大学というところは、国内法とか世間の常識とはかけ離れた、かつ大学固有というよりさらに下部組織である部局固有の、いわば「村の掟」みたいな暗黙のルールによって物事が決定されるようです。たとえば私が所属する専攻は、私が指導していた学生に対して他の教員を指導教員にするよう強要したり、私が担当する講義のシラバスが学生から見えないようにするなど教育活動の妨害を行っているのですが、どういう規則によってそのような行為を行うのか質問したら、「規則はありません」との回答でした。

こういった組織では、助教、准教授、教授と同じ部局(か近い部局)で長らくいる者が「これが掟」と暗黙のルールを強要しがちです。なので他大学から来た方とか、私のように大学以外の組織からいきなり教授で行ったら、そのカルチャーショックに驚くだけでなく、村の掟ではなく国内法とか世間一般の常識を主張することで、目下巻き込まれているようなハラスメントの対象になるわけです。

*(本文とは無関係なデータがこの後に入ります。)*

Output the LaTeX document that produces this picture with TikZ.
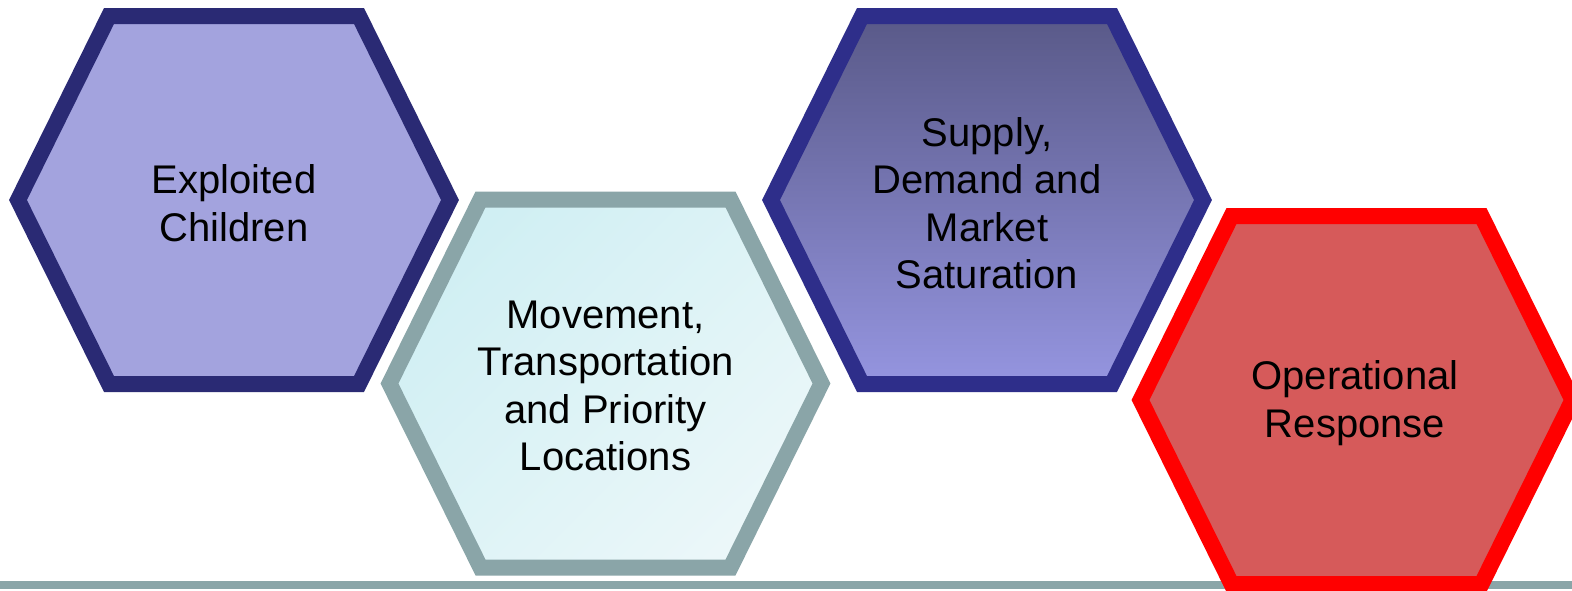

村の掟をふりかざすことで自浄作用が働きにくい日本の大学の現状を変えるには、どうすればよいのでしょう。比較的簡単で効果がありそうな改善策は、「自分が卒業した大学だけで過ごして教授にまでなる人間をゼロにする」というルールを、日本の全大学に課することです。これは先進国の一部の大学では既に行われています。卒業した大学の教授にはなれないとしている有名大学もあります。

そもそもいつかブログで書いたように、先進国ではひとつの職場でずっと勤め上げるというのは、そこでしか生きていけなかった、才能の幅の無い気の毒な人間とみなされがちなのです。東大が世界の大学ランキングで残念な順位に終始している理由のひとつが、村の掟を許す閉鎖性にあるように思えてなりません。

(追伸)
専攻によるハラスメントが始まったとき、大学のコンプライアンスとかハラスメント委員会に期待をしましたが、無駄に終わりました。その頃からこのブログに経過を適宜書き始めました。大学というところは、村の掟が国内法とか世間の常識より尊重されることが分かったからです。こういうところでは、専攻が主張する、事実と異なる理由で処分されることも十分あり得ます。それで、そちらが先にマスコミに出て一人歩きしてしまう前に、事実を書くことにしたのでした。